_OBJECTIVE_. All material below is to be reproduced exactly.

_SOURCE DATA_.
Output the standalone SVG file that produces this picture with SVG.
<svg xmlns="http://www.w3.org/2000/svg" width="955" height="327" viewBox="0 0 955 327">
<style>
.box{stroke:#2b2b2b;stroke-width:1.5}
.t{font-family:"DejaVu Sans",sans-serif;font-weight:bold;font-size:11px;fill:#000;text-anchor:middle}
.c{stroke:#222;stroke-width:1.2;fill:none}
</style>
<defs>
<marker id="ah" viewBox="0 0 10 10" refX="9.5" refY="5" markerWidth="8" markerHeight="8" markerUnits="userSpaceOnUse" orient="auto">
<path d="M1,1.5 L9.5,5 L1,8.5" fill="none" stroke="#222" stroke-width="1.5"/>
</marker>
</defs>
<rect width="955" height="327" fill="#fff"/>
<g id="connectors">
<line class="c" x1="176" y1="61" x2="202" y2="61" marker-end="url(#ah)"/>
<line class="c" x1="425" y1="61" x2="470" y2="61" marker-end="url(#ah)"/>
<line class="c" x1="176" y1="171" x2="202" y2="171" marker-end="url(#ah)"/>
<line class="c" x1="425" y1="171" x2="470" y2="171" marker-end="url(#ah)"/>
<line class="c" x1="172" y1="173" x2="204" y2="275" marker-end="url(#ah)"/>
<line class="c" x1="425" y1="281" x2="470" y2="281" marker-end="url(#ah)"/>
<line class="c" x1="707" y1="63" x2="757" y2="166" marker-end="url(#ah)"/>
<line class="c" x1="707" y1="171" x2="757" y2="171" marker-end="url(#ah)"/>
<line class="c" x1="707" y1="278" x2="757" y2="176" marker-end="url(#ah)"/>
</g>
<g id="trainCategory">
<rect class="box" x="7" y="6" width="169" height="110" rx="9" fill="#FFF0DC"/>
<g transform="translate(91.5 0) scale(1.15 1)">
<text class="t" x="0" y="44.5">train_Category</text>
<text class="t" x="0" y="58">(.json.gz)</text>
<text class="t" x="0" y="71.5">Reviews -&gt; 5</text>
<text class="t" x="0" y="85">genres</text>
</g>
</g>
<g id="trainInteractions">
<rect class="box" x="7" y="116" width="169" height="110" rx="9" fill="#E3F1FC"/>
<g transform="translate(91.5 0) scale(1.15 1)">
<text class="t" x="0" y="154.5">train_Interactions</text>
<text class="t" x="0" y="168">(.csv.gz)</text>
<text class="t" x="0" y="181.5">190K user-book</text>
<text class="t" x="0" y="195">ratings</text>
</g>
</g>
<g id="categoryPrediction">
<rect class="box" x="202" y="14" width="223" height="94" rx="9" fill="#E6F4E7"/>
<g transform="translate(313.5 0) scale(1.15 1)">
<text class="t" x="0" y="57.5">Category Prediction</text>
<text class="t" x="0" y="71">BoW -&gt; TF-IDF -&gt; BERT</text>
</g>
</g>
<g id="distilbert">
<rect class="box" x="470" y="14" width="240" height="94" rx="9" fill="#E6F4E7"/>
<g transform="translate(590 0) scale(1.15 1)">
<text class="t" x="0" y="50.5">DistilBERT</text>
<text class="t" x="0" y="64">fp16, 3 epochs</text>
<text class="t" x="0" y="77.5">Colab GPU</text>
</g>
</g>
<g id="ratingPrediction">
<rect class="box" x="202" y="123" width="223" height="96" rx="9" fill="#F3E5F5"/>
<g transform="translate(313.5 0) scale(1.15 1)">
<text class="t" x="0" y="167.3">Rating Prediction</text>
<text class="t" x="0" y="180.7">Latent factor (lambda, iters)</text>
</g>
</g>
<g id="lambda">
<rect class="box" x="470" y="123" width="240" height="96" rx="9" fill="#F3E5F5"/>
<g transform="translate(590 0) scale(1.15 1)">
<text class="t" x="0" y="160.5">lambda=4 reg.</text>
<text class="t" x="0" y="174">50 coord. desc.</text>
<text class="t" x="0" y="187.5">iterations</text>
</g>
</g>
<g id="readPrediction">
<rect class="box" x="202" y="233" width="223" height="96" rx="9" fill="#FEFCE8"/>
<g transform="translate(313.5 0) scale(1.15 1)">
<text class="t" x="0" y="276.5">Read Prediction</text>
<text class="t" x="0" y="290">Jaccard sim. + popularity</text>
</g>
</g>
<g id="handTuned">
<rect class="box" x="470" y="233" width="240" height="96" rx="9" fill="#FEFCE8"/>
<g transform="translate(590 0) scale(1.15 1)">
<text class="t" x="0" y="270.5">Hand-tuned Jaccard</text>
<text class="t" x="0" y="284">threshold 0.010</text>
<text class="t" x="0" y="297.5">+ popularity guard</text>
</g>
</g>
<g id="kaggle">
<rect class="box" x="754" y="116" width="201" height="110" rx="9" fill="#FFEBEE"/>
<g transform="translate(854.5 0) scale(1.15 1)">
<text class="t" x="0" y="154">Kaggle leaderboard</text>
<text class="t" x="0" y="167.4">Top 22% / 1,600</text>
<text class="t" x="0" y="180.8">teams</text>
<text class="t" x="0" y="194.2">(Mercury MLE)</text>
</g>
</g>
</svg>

_RIGHT ANSWER_.
Output the standalone SVG file that produces this picture with SVG.
<svg xmlns="http://www.w3.org/2000/svg" width="955" height="327" viewBox="0 0 955 327">
<style>
.box{stroke:#2b2b2b;stroke-width:1.5}
.t{font-family:"DejaVu Sans",sans-serif;font-weight:bold;font-size:11px;fill:#000;text-anchor:middle}
.c{stroke:#222;stroke-width:1.2;fill:none}
</style>
<defs>
<marker id="ah" viewBox="0 0 10 10" refX="9.5" refY="5" markerWidth="8" markerHeight="8" markerUnits="userSpaceOnUse" orient="auto">
<path d="M1,1.5 L9.5,5 L1,8.5" fill="none" stroke="#222" stroke-width="1.5"/>
</marker>
</defs>
<rect width="955" height="327" fill="#fff"/>
<g id="connectors">
<line class="c" x1="176" y1="61" x2="202" y2="61" marker-end="url(#ah)"/>
<line class="c" x1="425" y1="61" x2="470" y2="61" marker-end="url(#ah)"/>
<line class="c" x1="176" y1="171" x2="202" y2="171" marker-end="url(#ah)"/>
<line class="c" x1="425" y1="171" x2="470" y2="171" marker-end="url(#ah)"/>
<line class="c" x1="172" y1="173" x2="204" y2="275" marker-end="url(#ah)"/>
<line class="c" x1="425" y1="281" x2="470" y2="281" marker-end="url(#ah)"/>
<line class="c" x1="707" y1="63" x2="757" y2="166" marker-end="url(#ah)"/>
<line class="c" x1="707" y1="171" x2="757" y2="171" marker-end="url(#ah)"/>
<line class="c" x1="707" y1="278" x2="757" y2="176" marker-end="url(#ah)"/>
</g>
<g id="trainCategory">
<rect class="box" x="7" y="6" width="169" height="110" rx="9" fill="#FFF0DC"/>
<g transform="translate(91.5 0) scale(1.15 1)">
<text class="t" x="0" y="44.5">train_Category</text>
<text class="t" x="0" y="58">(.json.gz)</text>
<text class="t" x="0" y="71.5">Reviews -&gt; 5</text>
<text class="t" x="0" y="85">genres</text>
</g>
</g>
<g id="trainInteractions">
<rect class="box" x="7" y="116" width="169" height="110" rx="9" fill="#E3F1FC"/>
<g transform="translate(91.5 0) scale(1.15 1)">
<text class="t" x="0" y="154.5">train_Interactions</text>
<text class="t" x="0" y="168">(.csv.gz)</text>
<text class="t" x="0" y="181.5">190K user-book</text>
<text class="t" x="0" y="195">ratings</text>
</g>
</g>
<g id="categoryPrediction">
<rect class="box" x="202" y="14" width="223" height="94" rx="9" fill="#E6F4E7"/>
<g transform="translate(313.5 0) scale(1.15 1)">
<text class="t" x="0" y="57.5">Category Prediction</text>
<text class="t" x="0" y="71">BoW -&gt; TF-IDF -&gt; BERT</text>
</g>
</g>
<g id="distilbert">
<rect class="box" x="470" y="14" width="240" height="94" rx="9" fill="#E6F4E7"/>
<g transform="translate(590 0) scale(1.15 1)">
<text class="t" x="0" y="50.5">DistilBERT</text>
<text class="t" x="0" y="64">fp16, 3 epochs</text>
<text class="t" x="0" y="77.5">Colab GPU</text>
</g>
</g>
<g id="ratingPrediction">
<rect class="box" x="202" y="123" width="223" height="96" rx="9" fill="#F3E5F5"/>
<g transform="translate(313.5 0) scale(1.15 1)">
<text class="t" x="0" y="167.3">Rating Prediction</text>
<text class="t" x="0" y="180.7">Latent factor (lambda, iters)</text>
</g>
</g>
<g id="lambda">
<rect class="box" x="470" y="123" width="240" height="96" rx="9" fill="#F3E5F5"/>
<g transform="translate(590 0) scale(1.15 1)">
<text class="t" x="0" y="160.5">lambda=4 reg.</text>
<text class="t" x="0" y="174">50 coord. desc.</text>
<text class="t" x="0" y="187.5">iterations</text>
</g>
</g>
<g id="readPrediction">
<rect class="box" x="202" y="233" width="223" height="96" rx="9" fill="#FEFCE8"/>
<g transform="translate(313.5 0) scale(1.15 1)">
<text class="t" x="0" y="276.5">Read Prediction</text>
<text class="t" x="0" y="290">Jaccard sim. + popularity</text>
</g>
</g>
<g id="handTuned">
<rect class="box" x="470" y="233" width="240" height="96" rx="9" fill="#FEFCE8"/>
<g transform="translate(590 0) scale(1.15 1)">
<text class="t" x="0" y="270.5">Hand-tuned Jaccard</text>
<text class="t" x="0" y="284">threshold 0.010</text>
<text class="t" x="0" y="297.5">+ popularity guard</text>
</g>
</g>
<g id="kaggle">
<rect class="box" x="754" y="116" width="201" height="110" rx="9" fill="#FFEBEE"/>
<g transform="translate(854.5 0) scale(1.15 1)">
<text class="t" x="0" y="154">Kaggle leaderboard</text>
<text class="t" x="0" y="167.4">Top 22% / 1,600</text>
<text class="t" x="0" y="180.8">teams</text>
<text class="t" x="0" y="194.2">(Mercury MLE)</text>
</g>
</g>
</svg>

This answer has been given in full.